Mais voici qu'un de ceux que Narcisse avait blessés adressa aux dieux une prière : "Que celui-là qui n'aime aucun autre s'éprenne de lui-même". Némésis, la déesse de la juste colère, se charge de mener ce voeu à bien. Tandis que Narcisse se penchait pour boire sur le bord d'un lac dont les eaux, dit le texte, "brillaient comme l'argent" (l'argent dont les Anciens faisaient des miroirs), il se voit et tombe amoureux de sa propre image. Mais à l'instant où ses lèvres joignent celles de son reflet l'image se brouille... "Seule la mort me délivrera" : Narcisse se consume de ne pouvoir se joindre. Écho se tient à ses côtés, mais ne peut rien pour lui ; seulement, quand en mourant il s'adressa à son image : "Adieu, - adieu", alors elle répéta ces mots, comme une dernière plainte. Et Narcisse au séjour des morts se mirait encore, dit le texte, dans les eaux noires du Styx. Sur la terre, une fleur venait d'éclore, qui porterait à jamais son nom...
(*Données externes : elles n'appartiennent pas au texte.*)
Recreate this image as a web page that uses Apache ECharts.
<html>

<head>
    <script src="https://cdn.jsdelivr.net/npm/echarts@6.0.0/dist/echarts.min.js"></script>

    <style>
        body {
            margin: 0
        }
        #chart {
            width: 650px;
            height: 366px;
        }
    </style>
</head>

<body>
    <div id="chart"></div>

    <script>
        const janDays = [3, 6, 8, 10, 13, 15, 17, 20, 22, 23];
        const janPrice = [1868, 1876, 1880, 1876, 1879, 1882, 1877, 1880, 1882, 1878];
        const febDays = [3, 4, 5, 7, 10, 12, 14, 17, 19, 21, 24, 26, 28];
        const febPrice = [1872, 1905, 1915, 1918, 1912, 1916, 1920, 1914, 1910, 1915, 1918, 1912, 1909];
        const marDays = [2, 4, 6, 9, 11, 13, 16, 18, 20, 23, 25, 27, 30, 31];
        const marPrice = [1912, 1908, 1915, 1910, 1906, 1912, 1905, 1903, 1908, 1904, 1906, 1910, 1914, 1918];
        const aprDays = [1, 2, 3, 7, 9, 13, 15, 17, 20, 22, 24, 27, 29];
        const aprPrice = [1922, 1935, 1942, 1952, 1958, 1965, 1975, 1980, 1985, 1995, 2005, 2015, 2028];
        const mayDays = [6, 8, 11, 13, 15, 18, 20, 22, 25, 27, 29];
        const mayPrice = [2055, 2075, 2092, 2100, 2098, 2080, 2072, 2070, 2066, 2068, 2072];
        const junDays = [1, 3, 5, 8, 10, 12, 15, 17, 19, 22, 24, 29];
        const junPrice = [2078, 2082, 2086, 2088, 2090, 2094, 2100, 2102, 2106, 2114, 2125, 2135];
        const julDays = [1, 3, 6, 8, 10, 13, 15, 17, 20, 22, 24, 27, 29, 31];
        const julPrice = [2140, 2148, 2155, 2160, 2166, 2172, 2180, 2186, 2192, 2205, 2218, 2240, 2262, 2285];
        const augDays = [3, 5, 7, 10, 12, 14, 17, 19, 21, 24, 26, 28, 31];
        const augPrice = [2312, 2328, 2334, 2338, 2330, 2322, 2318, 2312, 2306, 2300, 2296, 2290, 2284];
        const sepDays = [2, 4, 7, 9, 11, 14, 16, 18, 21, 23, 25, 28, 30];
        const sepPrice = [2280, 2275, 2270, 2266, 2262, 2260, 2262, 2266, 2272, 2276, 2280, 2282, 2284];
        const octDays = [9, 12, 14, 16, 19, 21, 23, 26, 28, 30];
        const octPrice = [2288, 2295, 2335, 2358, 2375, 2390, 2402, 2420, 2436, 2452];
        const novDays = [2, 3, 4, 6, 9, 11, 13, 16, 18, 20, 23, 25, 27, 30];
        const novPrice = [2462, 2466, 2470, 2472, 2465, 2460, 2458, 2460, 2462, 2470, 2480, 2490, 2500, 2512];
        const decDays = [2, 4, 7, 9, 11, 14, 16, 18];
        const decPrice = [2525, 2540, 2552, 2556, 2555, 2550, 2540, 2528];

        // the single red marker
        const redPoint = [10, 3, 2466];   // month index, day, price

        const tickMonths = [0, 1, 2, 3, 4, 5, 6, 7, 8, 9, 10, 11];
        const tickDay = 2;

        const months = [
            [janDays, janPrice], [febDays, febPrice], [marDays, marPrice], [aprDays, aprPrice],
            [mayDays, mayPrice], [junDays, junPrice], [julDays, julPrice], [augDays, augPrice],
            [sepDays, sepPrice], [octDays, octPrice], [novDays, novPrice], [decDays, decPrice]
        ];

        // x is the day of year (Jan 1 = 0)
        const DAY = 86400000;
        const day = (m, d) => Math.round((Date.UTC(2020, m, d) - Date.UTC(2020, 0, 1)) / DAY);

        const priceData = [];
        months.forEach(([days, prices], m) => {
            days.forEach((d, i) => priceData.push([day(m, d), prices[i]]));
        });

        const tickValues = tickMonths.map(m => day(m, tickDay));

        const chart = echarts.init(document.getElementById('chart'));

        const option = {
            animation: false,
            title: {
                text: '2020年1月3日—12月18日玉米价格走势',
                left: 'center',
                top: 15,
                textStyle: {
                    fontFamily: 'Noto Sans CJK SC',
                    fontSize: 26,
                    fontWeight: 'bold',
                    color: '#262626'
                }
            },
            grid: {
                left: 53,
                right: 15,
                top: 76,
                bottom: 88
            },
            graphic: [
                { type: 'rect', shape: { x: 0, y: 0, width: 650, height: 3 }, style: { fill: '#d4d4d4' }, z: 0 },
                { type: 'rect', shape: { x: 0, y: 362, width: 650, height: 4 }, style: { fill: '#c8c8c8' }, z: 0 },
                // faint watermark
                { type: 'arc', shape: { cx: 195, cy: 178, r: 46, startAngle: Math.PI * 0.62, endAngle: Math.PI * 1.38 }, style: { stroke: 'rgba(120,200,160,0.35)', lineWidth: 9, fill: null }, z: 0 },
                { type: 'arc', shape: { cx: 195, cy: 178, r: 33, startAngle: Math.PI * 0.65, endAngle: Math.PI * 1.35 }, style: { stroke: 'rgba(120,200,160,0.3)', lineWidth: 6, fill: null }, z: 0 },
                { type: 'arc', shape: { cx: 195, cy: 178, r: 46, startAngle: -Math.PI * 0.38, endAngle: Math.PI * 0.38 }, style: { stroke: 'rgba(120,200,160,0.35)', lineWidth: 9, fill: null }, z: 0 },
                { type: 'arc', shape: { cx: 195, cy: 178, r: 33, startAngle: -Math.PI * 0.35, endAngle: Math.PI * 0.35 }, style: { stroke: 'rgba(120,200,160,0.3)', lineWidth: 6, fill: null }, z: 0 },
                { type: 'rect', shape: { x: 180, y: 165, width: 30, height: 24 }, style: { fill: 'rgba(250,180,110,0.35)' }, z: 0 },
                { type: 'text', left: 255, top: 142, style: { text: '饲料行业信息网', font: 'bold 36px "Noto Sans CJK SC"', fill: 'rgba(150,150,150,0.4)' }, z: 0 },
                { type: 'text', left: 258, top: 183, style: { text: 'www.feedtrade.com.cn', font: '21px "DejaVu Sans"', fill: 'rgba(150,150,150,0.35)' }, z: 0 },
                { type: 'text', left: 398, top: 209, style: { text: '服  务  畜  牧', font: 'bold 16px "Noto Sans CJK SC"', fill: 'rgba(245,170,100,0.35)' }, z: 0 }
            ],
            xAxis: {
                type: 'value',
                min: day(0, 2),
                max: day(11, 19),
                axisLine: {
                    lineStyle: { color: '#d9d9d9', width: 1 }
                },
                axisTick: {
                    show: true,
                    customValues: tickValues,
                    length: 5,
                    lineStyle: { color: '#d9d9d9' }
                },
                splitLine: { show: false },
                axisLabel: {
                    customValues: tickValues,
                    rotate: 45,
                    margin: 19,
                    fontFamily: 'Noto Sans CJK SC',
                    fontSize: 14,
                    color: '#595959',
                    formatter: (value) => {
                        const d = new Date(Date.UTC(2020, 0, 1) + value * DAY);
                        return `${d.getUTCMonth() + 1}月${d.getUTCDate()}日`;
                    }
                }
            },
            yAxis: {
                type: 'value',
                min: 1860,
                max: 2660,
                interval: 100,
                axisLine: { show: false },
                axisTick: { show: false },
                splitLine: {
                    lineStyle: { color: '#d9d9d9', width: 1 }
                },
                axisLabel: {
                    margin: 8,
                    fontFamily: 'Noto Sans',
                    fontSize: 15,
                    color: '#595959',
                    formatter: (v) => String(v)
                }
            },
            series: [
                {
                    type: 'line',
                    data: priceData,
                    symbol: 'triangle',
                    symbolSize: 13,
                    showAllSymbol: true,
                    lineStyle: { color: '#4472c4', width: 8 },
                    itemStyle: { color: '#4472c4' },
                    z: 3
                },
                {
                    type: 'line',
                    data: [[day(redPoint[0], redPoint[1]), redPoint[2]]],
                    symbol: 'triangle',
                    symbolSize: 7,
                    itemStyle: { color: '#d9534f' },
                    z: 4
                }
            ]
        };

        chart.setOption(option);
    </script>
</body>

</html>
Voilà pour ce mythe, qui a de quoi nous intriguer : au fond, de quoi est puni Narcisse, que lui reprochent les dieux ? Selon le thème grec de l'ubris - c'est-à-dire la démesure ce qui est reproché à Narcisse, c'est qu'il prétend s'accomplir, non avec et à travers les autres (ce qu'on nomme l'altérité), mais tout seul : et il ne saisit que son reflet - et encore même pas, l'image se brouille. Il s'affranchit de la sorte de l'humaine condition qui veut que l'homme se construit, ne se construit que dans l'altérité. Narcisse s'exténue pour avoir transgressé la loi de la mesure : s'absorbant dans son reflet, il échoue à se réaliser.

C'est ce qui se passe avec notre société de consommation. Que sont les marchandises toujours renouvelées, toujours présentées comme des réponses conformes, voire anticipant le désir "pré-formaté" du consommateur, sinon des reflets renvoyant à l'homo economicus sa propre image afin qu'il se complaise dans l'amour de lui-même c'est-à-dire du semblable, sans jamais rencontrer une réelle altérité, développant ainsi en lui une globalisation de l'indifférence. Un bouclage sur soi mortifère.

Les dieux reprochent à Narcisse d'avoir vécu dans l'illusion : il avait des atouts - il était beau, il était jeune... -  il a cru se connaître, mais il s'est manqué : il n'a rencontré que son reflet. Que fait d'autre notre société de consommation, qui s'épuise dans la recherche du même, son propre reflet, léger, artificiel : mêmes modèles, mêmes jouissances... ? L'homme sans gravité.